September 19, 2011 — A report just issued by the World Health Organization (WHO) provides guidance for international stakeholders to address the enormous economic impact of noncommunicable diseases (NCDs) by suggesting low-cost methods of reducing NCD incidence.

The report, From Burden to "Best Buys": Reducing the Economic Impact of Non-Communicable Diseases in Low- and Middle-Income Countries , is a synthesis of 2 previous studies: a joint effort by the World Economic Forum and the Harvard School of Public Health looking at the effects of NCDs on the global economy; and an in-house analysis by the WHO of the costs of scaling up disease-prevention programs in low- and middle-income countries. The 4 diseases that are the focus of the report are cardiovascular diseases, diabetes, cancer, and chronic respiratory diseases.

"Noncommunicable diseases are the leading cause of death worldwide, killing ever more people each year," says Ala Alwan, MD, assistant director-general for NCDs and mental health at the WHO. "Nearly 80% of these deaths occur in low- and middle income countries."

The negative effect on global economies is staggering. According to the WHO, given current population-growth trends and rates of NCD incidence, cumulative economic losses to low- and middle-income countries will surpass $7 trillion dollars by 2025.

The WHO report was undertaken to determine what low-cost interventions — even small improvements in disease prevention — could help reduce this rising tide. In one example, a reduction of 10% in the rate of ischemic heart disease and stroke in low- and middle-income countries would prevent economic losses in the order of $25 billion annually, which, the report states, is 3 times greater than the investment needed for the measures to achieve these benefits.

Some of the tactics recommended in the report include population-based initiatives, such as excise taxes on alcohol and tobacco products, the promotion of smoke-free indoor environments, the reduction of available polyunsaturated dietary fats, and public-awareness programs addressing issues of diet and exercise.

Strategies recommended at the scale of the individual include risk assessments for cardiovascular disease and diabetes, and the provision of related drug therapy if required, screening for cervical cancer, and vaccination against hepatitis B, a leading cause of liver cancer.

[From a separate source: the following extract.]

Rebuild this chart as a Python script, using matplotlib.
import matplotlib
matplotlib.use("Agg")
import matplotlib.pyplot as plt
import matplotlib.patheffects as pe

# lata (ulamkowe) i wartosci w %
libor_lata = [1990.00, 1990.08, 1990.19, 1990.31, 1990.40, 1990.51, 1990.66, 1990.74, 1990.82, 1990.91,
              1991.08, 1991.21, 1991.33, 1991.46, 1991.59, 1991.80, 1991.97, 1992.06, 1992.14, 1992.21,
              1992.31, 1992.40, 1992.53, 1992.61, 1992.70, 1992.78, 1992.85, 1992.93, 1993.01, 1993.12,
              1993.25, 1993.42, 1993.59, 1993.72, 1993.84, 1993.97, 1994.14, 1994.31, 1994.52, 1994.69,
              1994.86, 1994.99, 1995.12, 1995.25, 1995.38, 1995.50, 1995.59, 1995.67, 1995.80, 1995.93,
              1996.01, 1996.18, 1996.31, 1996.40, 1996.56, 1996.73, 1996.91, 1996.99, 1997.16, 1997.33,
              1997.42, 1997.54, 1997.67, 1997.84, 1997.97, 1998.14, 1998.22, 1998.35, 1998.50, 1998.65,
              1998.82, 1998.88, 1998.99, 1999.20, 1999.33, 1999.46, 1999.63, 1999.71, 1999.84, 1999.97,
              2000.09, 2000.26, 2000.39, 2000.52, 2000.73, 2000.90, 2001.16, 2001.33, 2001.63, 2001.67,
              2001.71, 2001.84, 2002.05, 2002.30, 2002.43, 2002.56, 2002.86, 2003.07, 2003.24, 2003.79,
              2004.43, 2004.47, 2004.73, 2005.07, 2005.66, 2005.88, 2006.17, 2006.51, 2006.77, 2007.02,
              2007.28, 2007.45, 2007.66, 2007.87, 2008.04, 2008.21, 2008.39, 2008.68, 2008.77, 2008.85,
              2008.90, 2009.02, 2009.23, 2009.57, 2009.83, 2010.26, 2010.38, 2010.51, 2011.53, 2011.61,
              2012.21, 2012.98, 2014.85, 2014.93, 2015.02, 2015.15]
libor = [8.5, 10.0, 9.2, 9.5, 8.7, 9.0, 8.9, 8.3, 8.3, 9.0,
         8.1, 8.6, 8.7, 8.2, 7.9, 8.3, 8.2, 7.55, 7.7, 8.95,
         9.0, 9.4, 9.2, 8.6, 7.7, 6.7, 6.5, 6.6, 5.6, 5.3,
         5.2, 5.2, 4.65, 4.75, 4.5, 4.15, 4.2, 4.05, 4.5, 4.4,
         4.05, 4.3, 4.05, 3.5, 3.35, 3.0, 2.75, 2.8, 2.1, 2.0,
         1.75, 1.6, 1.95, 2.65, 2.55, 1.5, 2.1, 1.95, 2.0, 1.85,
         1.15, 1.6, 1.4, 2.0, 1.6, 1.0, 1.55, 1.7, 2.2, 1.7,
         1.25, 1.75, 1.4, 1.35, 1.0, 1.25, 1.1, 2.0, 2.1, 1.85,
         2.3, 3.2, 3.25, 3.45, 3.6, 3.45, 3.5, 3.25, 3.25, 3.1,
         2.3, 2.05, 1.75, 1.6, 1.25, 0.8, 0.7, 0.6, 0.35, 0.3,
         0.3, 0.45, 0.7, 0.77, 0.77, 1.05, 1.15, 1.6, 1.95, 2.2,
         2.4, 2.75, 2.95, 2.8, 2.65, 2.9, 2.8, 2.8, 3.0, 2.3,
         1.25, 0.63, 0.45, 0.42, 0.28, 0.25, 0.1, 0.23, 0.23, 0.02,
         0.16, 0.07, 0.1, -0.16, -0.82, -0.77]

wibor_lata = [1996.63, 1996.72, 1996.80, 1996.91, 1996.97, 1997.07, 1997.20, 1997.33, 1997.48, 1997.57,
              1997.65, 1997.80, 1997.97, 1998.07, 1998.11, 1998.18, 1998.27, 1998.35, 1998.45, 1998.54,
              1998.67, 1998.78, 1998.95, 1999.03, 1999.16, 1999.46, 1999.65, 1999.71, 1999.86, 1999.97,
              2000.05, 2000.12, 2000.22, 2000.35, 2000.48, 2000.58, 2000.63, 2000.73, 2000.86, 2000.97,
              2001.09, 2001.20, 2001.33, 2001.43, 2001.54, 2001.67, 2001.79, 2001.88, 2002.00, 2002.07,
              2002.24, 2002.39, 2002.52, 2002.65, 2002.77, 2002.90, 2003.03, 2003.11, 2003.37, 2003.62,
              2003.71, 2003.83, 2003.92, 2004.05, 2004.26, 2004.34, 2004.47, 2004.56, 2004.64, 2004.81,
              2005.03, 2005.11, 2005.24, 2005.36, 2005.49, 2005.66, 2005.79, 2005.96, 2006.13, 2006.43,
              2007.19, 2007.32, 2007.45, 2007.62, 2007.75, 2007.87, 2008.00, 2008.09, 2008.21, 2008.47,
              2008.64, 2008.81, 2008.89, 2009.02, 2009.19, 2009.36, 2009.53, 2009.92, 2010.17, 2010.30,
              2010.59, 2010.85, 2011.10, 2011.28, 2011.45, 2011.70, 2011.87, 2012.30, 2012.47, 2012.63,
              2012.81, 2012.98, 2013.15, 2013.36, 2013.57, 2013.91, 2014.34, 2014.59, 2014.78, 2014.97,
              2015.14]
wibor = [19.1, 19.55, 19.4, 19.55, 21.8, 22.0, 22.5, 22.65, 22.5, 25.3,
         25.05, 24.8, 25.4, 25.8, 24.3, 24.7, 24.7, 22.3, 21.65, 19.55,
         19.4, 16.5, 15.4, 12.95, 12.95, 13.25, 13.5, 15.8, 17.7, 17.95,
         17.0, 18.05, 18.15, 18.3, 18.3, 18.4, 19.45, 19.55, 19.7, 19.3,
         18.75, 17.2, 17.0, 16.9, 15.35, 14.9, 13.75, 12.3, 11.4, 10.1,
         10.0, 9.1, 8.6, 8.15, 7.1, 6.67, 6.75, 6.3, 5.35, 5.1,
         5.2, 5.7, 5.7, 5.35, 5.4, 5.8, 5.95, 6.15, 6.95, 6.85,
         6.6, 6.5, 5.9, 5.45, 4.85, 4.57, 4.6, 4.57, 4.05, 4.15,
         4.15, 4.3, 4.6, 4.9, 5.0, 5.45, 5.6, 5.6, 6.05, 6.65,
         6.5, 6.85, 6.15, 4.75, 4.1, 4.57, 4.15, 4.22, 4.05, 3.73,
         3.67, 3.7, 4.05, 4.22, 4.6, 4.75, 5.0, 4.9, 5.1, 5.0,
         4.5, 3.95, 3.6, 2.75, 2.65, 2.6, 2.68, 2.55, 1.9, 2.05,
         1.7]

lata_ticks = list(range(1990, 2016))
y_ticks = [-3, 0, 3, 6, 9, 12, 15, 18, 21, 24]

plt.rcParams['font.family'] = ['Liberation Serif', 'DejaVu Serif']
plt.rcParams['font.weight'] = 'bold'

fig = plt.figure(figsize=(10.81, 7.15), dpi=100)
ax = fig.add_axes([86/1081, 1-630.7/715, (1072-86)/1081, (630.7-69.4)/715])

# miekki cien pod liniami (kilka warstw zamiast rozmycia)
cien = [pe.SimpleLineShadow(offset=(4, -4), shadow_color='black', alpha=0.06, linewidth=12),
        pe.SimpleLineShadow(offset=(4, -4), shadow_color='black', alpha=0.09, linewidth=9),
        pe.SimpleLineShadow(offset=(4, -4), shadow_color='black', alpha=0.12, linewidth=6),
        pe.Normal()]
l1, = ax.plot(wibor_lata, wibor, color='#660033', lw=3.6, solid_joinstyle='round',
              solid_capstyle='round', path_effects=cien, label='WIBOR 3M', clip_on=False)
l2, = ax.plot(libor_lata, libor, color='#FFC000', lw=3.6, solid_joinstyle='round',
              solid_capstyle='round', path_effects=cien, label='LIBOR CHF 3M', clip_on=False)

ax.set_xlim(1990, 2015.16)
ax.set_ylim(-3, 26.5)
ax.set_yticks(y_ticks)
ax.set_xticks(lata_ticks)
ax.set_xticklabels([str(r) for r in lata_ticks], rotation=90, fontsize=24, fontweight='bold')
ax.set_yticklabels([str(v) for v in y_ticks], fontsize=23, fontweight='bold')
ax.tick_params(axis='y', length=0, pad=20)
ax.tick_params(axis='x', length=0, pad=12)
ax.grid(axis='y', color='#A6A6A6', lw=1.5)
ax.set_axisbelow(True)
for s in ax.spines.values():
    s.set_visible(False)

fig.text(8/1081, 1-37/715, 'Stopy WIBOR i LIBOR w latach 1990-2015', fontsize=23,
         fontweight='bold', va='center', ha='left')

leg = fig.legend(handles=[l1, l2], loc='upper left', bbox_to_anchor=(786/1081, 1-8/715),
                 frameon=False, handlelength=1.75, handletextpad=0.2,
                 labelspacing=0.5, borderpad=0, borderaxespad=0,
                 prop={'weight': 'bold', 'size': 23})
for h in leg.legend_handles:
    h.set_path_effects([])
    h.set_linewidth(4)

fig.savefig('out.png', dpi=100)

The proposed measures are considered highly cost-effective (defined as not exceeding $0.50 per person per year). The implementation of such programs have already significantly reduced the burden of cardiovascular disease in 38 countries, according to the report.

These findings and related initiatives and issues are being discussed at the United Nations 2011 High-Level Meeting on Prevention and Control of Non-communicable Diseases (UN NCD Summit), being held in New York City today and tomorrow.